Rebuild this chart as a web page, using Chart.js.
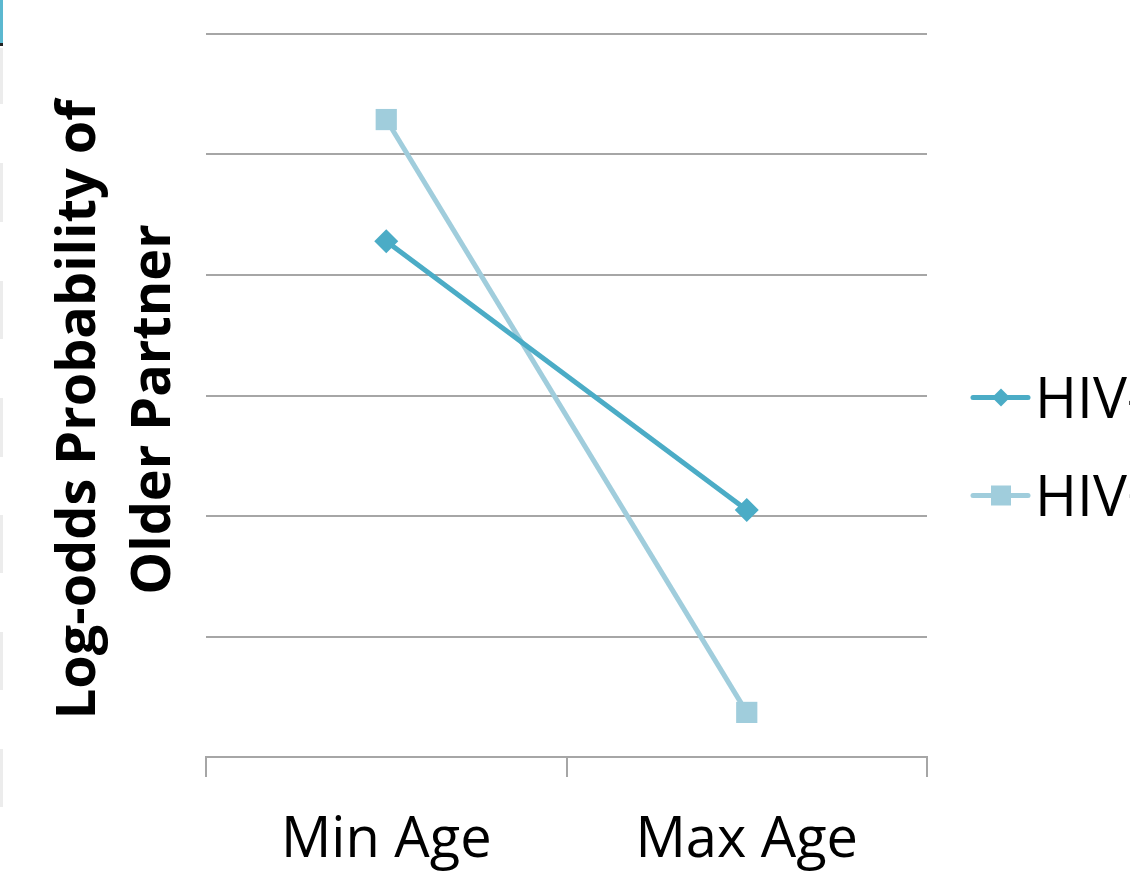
<!DOCTYPE html>
<html>
<head>
<meta charset="utf-8">
<title>Log-odds Probability of Older Partner</title>
<script src="https://cdn.jsdelivr.net/npm/chart.js@4/dist/chart.umd.min.js"></script>
<style>
  html, body { margin: 0; padding: 0; background: #fff; overflow: hidden; }
  #wrap { position: relative; width: 1130px; height: 877px; }
  .edge { position: absolute; left: 0; width: 3px; background: #ececec; }
</style>
</head>
<body>
<div id="wrap">
  <canvas id="chart" width="1130" height="877"></canvas>
  <div class="edge" style="top:0;height:43px;background:#5bb8d0"></div>
  <div class="edge" style="top:43px;height:3px;background:#222"></div>
  <div class="edge" style="top:48px;height:56px"></div>
  <div class="edge" style="top:163px;height:59px"></div>
  <div class="edge" style="top:281px;height:58px"></div>
  <div class="edge" style="top:398px;height:59px"></div>
  <div class="edge" style="top:515px;height:58px"></div>
  <div class="edge" style="top:632px;height:58px"></div>
  <div class="edge" style="top:749px;height:58px"></div>
</div>
<script>
const categories = ['Min Age', 'Max Age'];
const hivNeg = [4.28, 2.05];
const hivPos = [5.29, 0.37];
const seriesNames = ['HIV-', 'HIV+'];
// trailing nbsp nudges the centred title a little lower, as in the slide
const yTitle = ['Log-odds Probability of\u00a0\u00a0', 'Older Partner\u00a0\u00a0'];

const darkTeal = '#4bacc6';
const lightTeal = '#a0cddc';
const gridGray = '#a6a6a6';

// legend drawn by hand: line with marker in the middle, like the Office legend
const sideLegend = {
  id: 'sideLegend',
  afterDraw(chart) {
    const { ctx, chartArea } = chart;
    const mid = (chartArea.top + chartArea.bottom) / 2;
    const x0 = chartArea.right + 46;
    chart.data.datasets.forEach((ds, i) => {
      const y = mid + 2 + i * 98;
      ctx.save();
      ctx.strokeStyle = ds.borderColor;
      ctx.lineWidth = 5;
      ctx.lineCap = 'round';
      ctx.beginPath();
      ctx.moveTo(x0, y);
      ctx.lineTo(x0 + 55, y);
      ctx.stroke();
      ctx.fillStyle = ds.borderColor;
      const cx = x0 + 28;
      if (ds.pointStyle === 'rectRot') {
        ctx.beginPath();
        ctx.moveTo(cx, y - 9);
        ctx.lineTo(cx + 9, y);
        ctx.lineTo(cx, y + 9);
        ctx.lineTo(cx - 9, y);
        ctx.closePath();
        ctx.fill();
      } else {
        ctx.fillRect(cx - 10, y - 10, 20, 20);
      }
      ctx.fillStyle = '#000';
      ctx.font = '57px "Open Sans"';
      ctx.textBaseline = 'middle';
      ctx.fillText(ds.label, x0 + 62, y + 4);
      ctx.restore();
    });
  }
};

new Chart(document.getElementById('chart'), {
  type: 'line',
  data: {
    labels: categories,
    datasets: [
      {
        label: seriesNames[0],
        data: hivNeg,
        borderColor: darkTeal,
        backgroundColor: darkTeal,
        borderWidth: 5,
        pointStyle: 'rectRot',
        pointRadius: 12,
        pointBorderWidth: 0,
        tension: 0
      },
      {
        label: seriesNames[1],
        data: hivPos,
        borderColor: lightTeal,
        backgroundColor: lightTeal,
        borderWidth: 5,
        pointStyle: 'rect',
        pointRadius: 15,
        pointBorderWidth: 0,
        tension: 0
      }
    ]
  },
  options: {
    responsive: false,
    animation: false,
    events: [],
    layout: { padding: { top: 34, right: 203, bottom: 0, left: 0 } },
    plugins: {
      legend: { display: false },
      tooltip: { enabled: false }
    },
    scales: {
      x: {
        offset: true,
        afterFit: (scale) => { scale.height = 120; },
        grid: {
          offset: true,
          drawOnChartArea: false,
          tickLength: 20,
          color: gridGray,
          lineWidth: 2
        },
        border: { color: gridGray, width: 2 },
        ticks: {
          color: '#000',
          padding: 30,
          font: { family: 'Open Sans', size: 56 }
        }
      },
      y: {
        min: 0,
        max: 6,
        afterFit: (scale) => { scale.width = 206; },
        ticks: { display: false, stepSize: 1 },
        grid: { color: gridGray, lineWidth: 2, drawTicks: false },
        border: { display: false },
        title: {
          display: true,
          text: yTitle,
          color: '#000',
          padding: { top: 42 },
          font: { family: 'Open Sans', size: 54, weight: 'bold', lineHeight: '75px' }
        }
      }
    }
  },
  plugins: [sideLegend]
});
</script>
</body>
</html>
════════
(WRITTEN INSTRUCTION)
Omit the pictures and reproduce the listing exactly.

(SOLUTION BELOW)
Rebuild this chart as a web page, using Chart.js.
<!DOCTYPE html>
<html>
<head>
<meta charset="utf-8">
<title>Log-odds Probability of Older Partner</title>
<script src="https://cdn.jsdelivr.net/npm/chart.js@4/dist/chart.umd.min.js"></script>
<style>
  html, body { margin: 0; padding: 0; background: #fff; overflow: hidden; }
  #wrap { position: relative; width: 1130px; height: 877px; }
  .edge { position: absolute; left: 0; width: 3px; background: #ececec; }
</style>
</head>
<body>
<div id="wrap">
  <canvas id="chart" width="1130" height="877"></canvas>
  <div class="edge" style="top:0;height:43px;background:#5bb8d0"></div>
  <div class="edge" style="top:43px;height:3px;background:#222"></div>
  <div class="edge" style="top:48px;height:56px"></div>
  <div class="edge" style="top:163px;height:59px"></div>
  <div class="edge" style="top:281px;height:58px"></div>
  <div class="edge" style="top:398px;height:59px"></div>
  <div class="edge" style="top:515px;height:58px"></div>
  <div class="edge" style="top:632px;height:58px"></div>
  <div class="edge" style="top:749px;height:58px"></div>
</div>
<script>
const categories = ['Min Age', 'Max Age'];
const hivNeg = [4.28, 2.05];
const hivPos = [5.29, 0.37];
const seriesNames = ['HIV-', 'HIV+'];
// trailing nbsp nudges the centred title a little lower, as in the slide
const yTitle = ['Log-odds Probability of\u00a0\u00a0', 'Older Partner\u00a0\u00a0'];

const darkTeal = '#4bacc6';
const lightTeal = '#a0cddc';
const gridGray = '#a6a6a6';

// legend drawn by hand: line with marker in the middle, like the Office legend
const sideLegend = {
  id: 'sideLegend',
  afterDraw(chart) {
    const { ctx, chartArea } = chart;
    const mid = (chartArea.top + chartArea.bottom) / 2;
    const x0 = chartArea.right + 46;
    chart.data.datasets.forEach((ds, i) => {
      const y = mid + 2 + i * 98;
      ctx.save();
      ctx.strokeStyle = ds.borderColor;
      ctx.lineWidth = 5;
      ctx.lineCap = 'round';
      ctx.beginPath();
      ctx.moveTo(x0, y);
      ctx.lineTo(x0 + 55, y);
      ctx.stroke();
      ctx.fillStyle = ds.borderColor;
      const cx = x0 + 28;
      if (ds.pointStyle === 'rectRot') {
        ctx.beginPath();
        ctx.moveTo(cx, y - 9);
        ctx.lineTo(cx + 9, y);
        ctx.lineTo(cx, y + 9);
        ctx.lineTo(cx - 9, y);
        ctx.closePath();
        ctx.fill();
      } else {
        ctx.fillRect(cx - 10, y - 10, 20, 20);
      }
      ctx.fillStyle = '#000';
      ctx.font = '57px "Open Sans"';
      ctx.textBaseline = 'middle';
      ctx.fillText(ds.label, x0 + 62, y + 4);
      ctx.restore();
    });
  }
};

new Chart(document.getElementById('chart'), {
  type: 'line',
  data: {
    labels: categories,
    datasets: [
      {
        label: seriesNames[0],
        data: hivNeg,
        borderColor: darkTeal,
        backgroundColor: darkTeal,
        borderWidth: 5,
        pointStyle: 'rectRot',
        pointRadius: 12,
        pointBorderWidth: 0,
        tension: 0
      },
      {
        label: seriesNames[1],
        data: hivPos,
        borderColor: lightTeal,
        backgroundColor: lightTeal,
        borderWidth: 5,
        pointStyle: 'rect',
        pointRadius: 15,
        pointBorderWidth: 0,
        tension: 0
      }
    ]
  },
  options: {
    responsive: false,
    animation: false,
    events: [],
    layout: { padding: { top: 34, right: 203, bottom: 0, left: 0 } },
    plugins: {
      legend: { display: false },
      tooltip: { enabled: false }
    },
    scales: {
      x: {
        offset: true,
        afterFit: (scale) => { scale.height = 120; },
        grid: {
          offset: true,
          drawOnChartArea: false,
          tickLength: 20,
          color: gridGray,
          lineWidth: 2
        },
        border: { color: gridGray, width: 2 },
        ticks: {
          color: '#000',
          padding: 30,
          font: { family: 'Open Sans', size: 56 }
        }
      },
      y: {
        min: 0,
        max: 6,
        afterFit: (scale) => { scale.width = 206; },
        ticks: { display: false, stepSize: 1 },
        grid: { color: gridGray, lineWidth: 2, drawTicks: false },
        border: { display: false },
        title: {
          display: true,
          text: yTitle,
          color: '#000',
          padding: { top: 42 },
          font: { family: 'Open Sans', size: 54, weight: 'bold', lineHeight: '75px' }
        }
      }
    }
  },
  plugins: [sideLegend]
});
</script>
</body>
</html>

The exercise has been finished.